Overseas aid shake-up: How DfID plans to spend abroad
The government is to announce plans to "better focus" overseas aid. But what will this mean in real terms? Who will still benefit from UK funds - and who will not?
The Department for International Development (DfID) announcement is the most radical shift in policy since the department was founded in 1997. In the future, levels of aid will be decided in terms of impact and not cost, testing effectiveness in spending.
The government is keenly aware of its political vulnerability in ring-fencing the international development budget while cutting spending everywhere else except for health, and it wants to ensure that it is getting value for money.
The entire DfID budget will be refocused to ensure maximum benefit for the poorest people in the world, and a direction that began in the last years of the Labour government - to focus on improving security and governance in fragile states and those in conflict - will be emphatically confirmed.
Aid money will go to assist elections in 13 countries, and Afghanistan will remain a major recipient. One fifth of DfID's funding to Afghanistan is now spent directly in Helmand, and much of it goes to fund areas that are outside the traditional aid priorities such as health and education.
On a recent visit I witnessed new district council buildings, courts and police stations - all funded by DfID.
The number of countries that will receive aid in the future will be far fewer than now as the International Development Secretary Andrew Mitchell believes that DfID has been spread too thin, and wants a tighter focus.
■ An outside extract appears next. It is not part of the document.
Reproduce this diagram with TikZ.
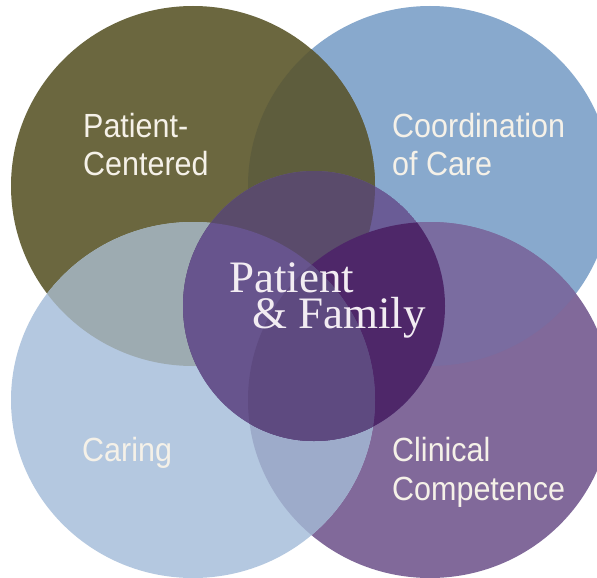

In the future, two thirds of the countries that remain on the list will be those defined as fragile or in conflict. To DfID's critics this risks identifying aid too much with security needs - aligning the aid budget with military requirements.
The new policy has emerged from a process that tested spending from first principles, on what are known as "Ba" and "Ma" - bilateral and multilateral programmes. About half of the total £8bn development budget goes on each.
It is in bilateral spending - direct funds to developing countries - that the biggest changes will come.
Winners and losers
Five countries will have their budgets increased substantially, with Ethiopia at the top of the list, and Bangladesh and Pakistan close behind.
Nigeria will also receive a big boost to cut poverty in the highly-populated north of the country, and the Democratic Republic of Congo, still wracked by conflict, is seen as a country where British aid has made a difference, so the programme will be substantially increased.
About 16 countries will lose direct British funding. Some, like Vietnam and Bosnia, are seen to have "graduated" out of poverty, while others are considered to be well enough served by international agencies from the UN.
Oil-rich Iraq is losing its funding, as are Russia and China.
India will continue to receive substantial aid, but it will be frozen. The continuation of this programme is justified by DfID as there are more poor people in India than in any other country in the world, and DfID's programmes are technically of a high quality, providing a model for state governments to follow.
DfID's ambition is to encourage Indian businesses to invest in the poorer regions of the country.
British aid is becoming a significant political issue in India as well as in Britain, where it is controversial because of India's rapid economic growth and its nuclear weapons capability.
It will be some relief to DfID ministers that the increase in aid to Ethiopia means that for the first time India will not be the largest recipient of British aid.
The "Ma" or multilateral budget goes to international bodies for their programmes, with approximately £1bn spent through the EU, and the rest across around 40 other agencies including the World Bank and parts of the UN.
To show that the government means business, spending on four of these agencies will be axed, and two others - Unesco and the UN's Food and Agriculture Organisation - will be put on notice that they will lose their funding if they do not improve.
The drawbacks in the new value-for-money approach are obvious. Some spending, such as on infrastructure, may not have benefits that can be measured in a scientific way.
But DfID is convinced that the new approach will be more effective in cutting poverty, and assist in reaching the Millennium Development Goals by the target date of 2015.
They estimate that 50 million people will be helped in health and education. In total, 11 million children will be put through school, 10 million women will receive safe contraception, and more people will have access to clean drinking water and safe sanitation than there are households in the UK.